Is it weird that I read about functional programming to relax at night? Don’t answer that. I’ve been fascinated with tail recursion for a while and a few weeks ago I gave a lightning talk about what it is.
It can be a confusing concept. From my research, there are three conditions necessary for tail recursion:
- a tail call
- a linear iterative process
- an interpreter that can run a linear iterative process executed using recursion that does not use the call stack
This leads to a process that evolves in constant space. Which is epic.
A Tail Call
A tail call’s official definition is “a subroutine call that is performed as the final action of a procedure.” Naturally, we’ll be looking at this in Scheme LISP.
(define (factorial n) (if (= n 1) 1 (* n (factorial (- n 1)))))
The tail call is just that function call at the end of the procedure
(factorial (- n 1)
A Linear Recursive Process: Not Tail Recursive
The procedure we just defined, while it does have a tail call, is not tail recursive. Working from 1.2.1 of SICP, we can see that this procedure generates a linear recursive process, which looks like this:
The key point here is that the evaluation of the procedure is delayed until the stopping condition
(= n 1) is met. It creates a chain of deferred operations and the interpreter has to keep track of all these operations. This takes up an amount of memory and requires a number of steps that grows linearly with n.
Linear Iterative Process: It’s Tail Recursive!
There is another way to write the factorial function, using an iterative approach:
(def (factorial n) (fact-iter 1 1 n)) (define (fact-iter product counter max-count) (if (> counter max-count) product (fact-iter (* counter product) (+ counter 1) max-count)))
This procedure generates a process that looks like this:
Even more exciting, it executes in constant space! The process does not grow or shrink. It is characterized by updating the value of a set of state variables at each iteration.
One way to think about it is that the process could be stopped at any point and then restarted. There are no deferred operations.

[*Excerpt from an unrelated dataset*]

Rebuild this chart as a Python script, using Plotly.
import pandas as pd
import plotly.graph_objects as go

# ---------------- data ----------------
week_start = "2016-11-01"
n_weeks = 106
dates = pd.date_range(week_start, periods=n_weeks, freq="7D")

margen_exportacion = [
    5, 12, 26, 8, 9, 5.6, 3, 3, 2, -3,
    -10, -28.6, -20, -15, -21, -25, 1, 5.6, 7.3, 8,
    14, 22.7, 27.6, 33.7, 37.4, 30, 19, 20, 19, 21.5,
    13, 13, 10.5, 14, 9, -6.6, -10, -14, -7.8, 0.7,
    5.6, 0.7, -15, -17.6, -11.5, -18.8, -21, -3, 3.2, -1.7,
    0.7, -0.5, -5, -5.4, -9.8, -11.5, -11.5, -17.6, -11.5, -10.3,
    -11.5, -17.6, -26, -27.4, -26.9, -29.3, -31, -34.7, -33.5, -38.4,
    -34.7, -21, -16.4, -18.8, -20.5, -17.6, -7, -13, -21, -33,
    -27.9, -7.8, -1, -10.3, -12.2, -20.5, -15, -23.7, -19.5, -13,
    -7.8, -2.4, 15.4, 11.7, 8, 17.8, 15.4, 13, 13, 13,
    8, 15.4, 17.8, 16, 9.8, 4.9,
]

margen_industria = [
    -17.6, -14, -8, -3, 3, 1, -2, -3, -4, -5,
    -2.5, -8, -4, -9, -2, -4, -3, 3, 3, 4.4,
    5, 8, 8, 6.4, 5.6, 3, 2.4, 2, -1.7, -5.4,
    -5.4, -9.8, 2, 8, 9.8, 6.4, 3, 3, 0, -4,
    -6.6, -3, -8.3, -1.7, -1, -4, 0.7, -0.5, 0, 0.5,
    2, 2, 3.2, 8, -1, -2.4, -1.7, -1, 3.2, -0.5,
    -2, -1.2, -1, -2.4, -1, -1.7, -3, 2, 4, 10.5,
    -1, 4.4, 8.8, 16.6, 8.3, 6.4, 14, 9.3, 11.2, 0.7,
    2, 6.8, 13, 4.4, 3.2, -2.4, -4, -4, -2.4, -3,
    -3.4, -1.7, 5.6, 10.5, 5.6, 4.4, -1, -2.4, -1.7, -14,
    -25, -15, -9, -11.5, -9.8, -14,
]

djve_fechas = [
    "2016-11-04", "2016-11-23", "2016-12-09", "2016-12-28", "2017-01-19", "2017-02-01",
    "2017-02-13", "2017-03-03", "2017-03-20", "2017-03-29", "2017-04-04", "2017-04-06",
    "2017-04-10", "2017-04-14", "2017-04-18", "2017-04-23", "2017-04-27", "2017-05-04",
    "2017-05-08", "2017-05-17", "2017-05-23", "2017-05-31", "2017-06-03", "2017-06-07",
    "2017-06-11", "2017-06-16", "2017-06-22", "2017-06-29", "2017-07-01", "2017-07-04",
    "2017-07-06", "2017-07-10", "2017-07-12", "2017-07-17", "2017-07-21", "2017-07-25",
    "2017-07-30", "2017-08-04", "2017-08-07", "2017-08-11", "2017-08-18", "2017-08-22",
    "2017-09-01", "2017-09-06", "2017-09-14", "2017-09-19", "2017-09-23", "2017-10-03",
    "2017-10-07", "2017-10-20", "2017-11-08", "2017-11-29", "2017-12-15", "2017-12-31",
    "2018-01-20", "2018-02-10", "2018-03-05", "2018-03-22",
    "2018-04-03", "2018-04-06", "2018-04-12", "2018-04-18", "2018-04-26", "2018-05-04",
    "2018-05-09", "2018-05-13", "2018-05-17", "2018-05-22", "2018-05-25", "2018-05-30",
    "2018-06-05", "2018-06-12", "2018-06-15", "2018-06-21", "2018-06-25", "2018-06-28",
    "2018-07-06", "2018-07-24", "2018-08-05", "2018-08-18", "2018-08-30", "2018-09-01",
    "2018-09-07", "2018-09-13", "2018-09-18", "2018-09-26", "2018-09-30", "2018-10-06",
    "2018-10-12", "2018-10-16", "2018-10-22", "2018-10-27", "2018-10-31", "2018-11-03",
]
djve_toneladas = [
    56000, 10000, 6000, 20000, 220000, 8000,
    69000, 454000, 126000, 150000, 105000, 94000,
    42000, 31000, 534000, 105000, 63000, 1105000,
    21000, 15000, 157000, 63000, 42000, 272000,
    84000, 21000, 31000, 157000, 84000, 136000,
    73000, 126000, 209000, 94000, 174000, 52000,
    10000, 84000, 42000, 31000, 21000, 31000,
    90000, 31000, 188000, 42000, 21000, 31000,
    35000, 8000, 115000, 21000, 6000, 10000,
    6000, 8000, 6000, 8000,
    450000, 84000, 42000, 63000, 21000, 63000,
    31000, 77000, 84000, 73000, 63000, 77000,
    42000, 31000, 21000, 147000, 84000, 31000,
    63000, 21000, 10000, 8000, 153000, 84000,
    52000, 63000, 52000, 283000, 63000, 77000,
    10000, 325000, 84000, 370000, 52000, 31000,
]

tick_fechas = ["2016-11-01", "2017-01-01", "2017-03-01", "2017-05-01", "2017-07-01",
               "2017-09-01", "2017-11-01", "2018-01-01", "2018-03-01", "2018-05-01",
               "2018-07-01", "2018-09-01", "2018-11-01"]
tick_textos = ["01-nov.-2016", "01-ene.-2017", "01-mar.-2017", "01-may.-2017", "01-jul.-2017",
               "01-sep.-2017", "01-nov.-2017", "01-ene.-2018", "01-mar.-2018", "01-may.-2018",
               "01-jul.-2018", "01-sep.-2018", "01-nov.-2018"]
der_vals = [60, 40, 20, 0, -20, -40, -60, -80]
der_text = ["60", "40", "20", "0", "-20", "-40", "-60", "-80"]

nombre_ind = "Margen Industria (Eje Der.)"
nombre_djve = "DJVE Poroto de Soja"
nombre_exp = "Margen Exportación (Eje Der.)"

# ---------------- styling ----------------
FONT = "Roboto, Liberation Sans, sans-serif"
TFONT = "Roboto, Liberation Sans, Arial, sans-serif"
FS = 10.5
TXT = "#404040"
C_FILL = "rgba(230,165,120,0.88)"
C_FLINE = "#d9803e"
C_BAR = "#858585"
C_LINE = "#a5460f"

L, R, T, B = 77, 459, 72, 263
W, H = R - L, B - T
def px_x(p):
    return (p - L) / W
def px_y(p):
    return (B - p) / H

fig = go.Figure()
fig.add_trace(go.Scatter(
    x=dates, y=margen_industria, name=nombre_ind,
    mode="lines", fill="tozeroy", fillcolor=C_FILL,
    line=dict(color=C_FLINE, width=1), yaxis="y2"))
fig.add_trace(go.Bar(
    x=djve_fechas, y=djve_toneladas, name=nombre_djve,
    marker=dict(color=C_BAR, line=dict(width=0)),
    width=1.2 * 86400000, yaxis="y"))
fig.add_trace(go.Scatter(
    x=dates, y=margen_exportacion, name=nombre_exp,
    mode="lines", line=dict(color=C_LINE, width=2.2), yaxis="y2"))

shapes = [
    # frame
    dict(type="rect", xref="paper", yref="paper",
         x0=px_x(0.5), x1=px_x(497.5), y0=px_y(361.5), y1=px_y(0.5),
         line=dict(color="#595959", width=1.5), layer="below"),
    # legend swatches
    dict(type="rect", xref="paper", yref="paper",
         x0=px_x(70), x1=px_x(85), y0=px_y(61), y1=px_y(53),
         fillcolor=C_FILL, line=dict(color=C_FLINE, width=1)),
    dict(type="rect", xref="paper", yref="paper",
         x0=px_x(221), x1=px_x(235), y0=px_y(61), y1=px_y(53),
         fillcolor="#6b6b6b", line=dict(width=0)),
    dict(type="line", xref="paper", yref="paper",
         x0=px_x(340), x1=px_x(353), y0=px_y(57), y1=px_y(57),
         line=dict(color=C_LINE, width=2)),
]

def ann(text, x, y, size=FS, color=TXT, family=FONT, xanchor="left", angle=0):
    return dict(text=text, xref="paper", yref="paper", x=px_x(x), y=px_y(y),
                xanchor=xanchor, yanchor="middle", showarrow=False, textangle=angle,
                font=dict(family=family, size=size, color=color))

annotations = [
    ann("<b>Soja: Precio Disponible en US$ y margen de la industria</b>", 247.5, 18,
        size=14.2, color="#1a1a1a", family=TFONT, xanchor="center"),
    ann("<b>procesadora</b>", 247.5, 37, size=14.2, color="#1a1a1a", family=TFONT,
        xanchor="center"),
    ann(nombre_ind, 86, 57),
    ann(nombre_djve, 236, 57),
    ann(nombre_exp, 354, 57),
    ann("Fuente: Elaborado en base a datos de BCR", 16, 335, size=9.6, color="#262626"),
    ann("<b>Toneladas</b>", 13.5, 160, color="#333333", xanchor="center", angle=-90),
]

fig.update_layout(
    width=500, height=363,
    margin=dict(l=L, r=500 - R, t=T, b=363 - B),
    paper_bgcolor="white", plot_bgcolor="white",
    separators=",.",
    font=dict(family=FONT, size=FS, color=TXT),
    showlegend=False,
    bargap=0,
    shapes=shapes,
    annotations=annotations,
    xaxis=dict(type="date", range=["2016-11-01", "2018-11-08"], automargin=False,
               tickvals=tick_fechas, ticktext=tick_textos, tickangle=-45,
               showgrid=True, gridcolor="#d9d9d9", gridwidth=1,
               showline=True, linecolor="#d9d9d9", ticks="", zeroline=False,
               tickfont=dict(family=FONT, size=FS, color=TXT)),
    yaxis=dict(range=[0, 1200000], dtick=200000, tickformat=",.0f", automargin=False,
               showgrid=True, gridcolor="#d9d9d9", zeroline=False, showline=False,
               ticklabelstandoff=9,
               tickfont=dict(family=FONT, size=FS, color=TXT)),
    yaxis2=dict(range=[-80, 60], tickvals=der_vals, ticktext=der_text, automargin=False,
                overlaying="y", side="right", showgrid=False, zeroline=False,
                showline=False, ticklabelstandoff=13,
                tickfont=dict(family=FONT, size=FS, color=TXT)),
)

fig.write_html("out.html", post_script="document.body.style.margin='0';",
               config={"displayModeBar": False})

Can your interpreter tail recurse?
Only some languages have interpreters that enable tail recursion.
These interpreters execute a linear iterative process without needing to store the state variables on the call stack.
They can update the values only on the machine “registers.” The benefit? No possibility of a stack overflow!

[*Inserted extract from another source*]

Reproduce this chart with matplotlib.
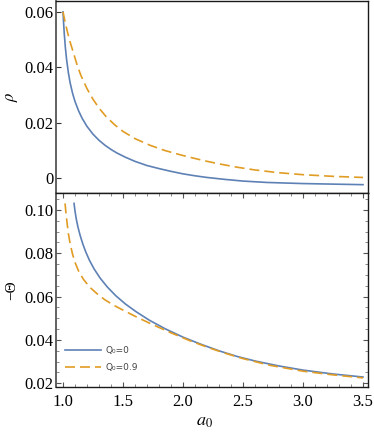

Here’s showing the contrast in the shape of the process generated by the procedure.
You might say, but wait, isn’t this what a
for loop does? Yes, in the way that a for loop enables us to create a procedure that executes in constant space. But non-tail recursive languages have to rely on special constructs to make this happen.

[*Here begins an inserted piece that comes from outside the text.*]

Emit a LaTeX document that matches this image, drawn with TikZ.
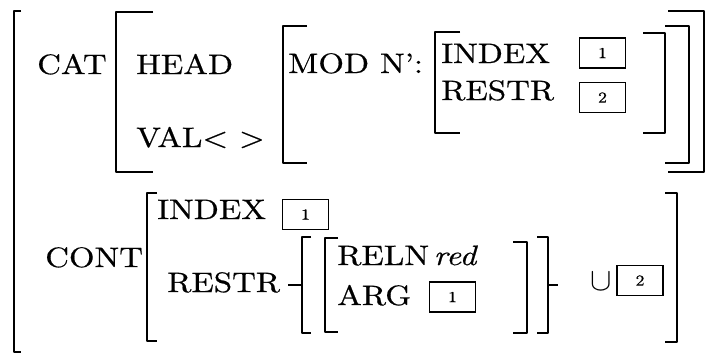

For loops also tend to encourage imperative style programming…
Wait, but why do I care?
One of the main reasons to care is that we can write functions that execute in constant space. But, given that this can be accomplished with
for loops why does it matter?
Tail recursion enables a functional style of programming.
SICP 3.1.3 provides us with a great example between an imperative and functional programming style. Compare these two procedures:
(define (factorial n) (define (iter product counter) (if (> counter n) product (iter (* counter product) (+ counter 1)))) (iter 1 1))
This implementation of factorial uses a functional style. The big distinction is that it passes the updated values as arguments in the internal iterative loop generated by a recursive procedure.
A big breakthrough for me for understanding functional programming was the realization that the names here are not variable assignment but rather the names given to arguments then passed as modified arguments to the recursive tail call. Beautiful!
(define (factorial n) (let ((product 1) (counter 1)) (define (iter) (if (> counter n) product (begin (set! product (* counter product)) (set! counter (+ counter 1)) (iter)))) (iter)))
Whereas this procedure assigns a value to a variable and then reassigns the variable at each iteration of the loop.
Hal and Gerry point out that this creates the possibility for a subtle bug: if you change the order of these lines, the procedure returns the wrong result, since the counter would be updated before calculating the new product.
(begin (set! product (* counter product)) (set! counter (+ counter 1))
They say that this forces programmers to pay careful attention to the order of assignment, which isn’t an issue with functional programming. They also point out that this continual updating of assignment creates serious issues when managing concurrent processes.
This style also makes it possible to use immutable data, something impossible with imperative programming’s need to use assignment.
Tail recursion! So cool. For me, exploring this concept shined insight into the heart of what functional programming is.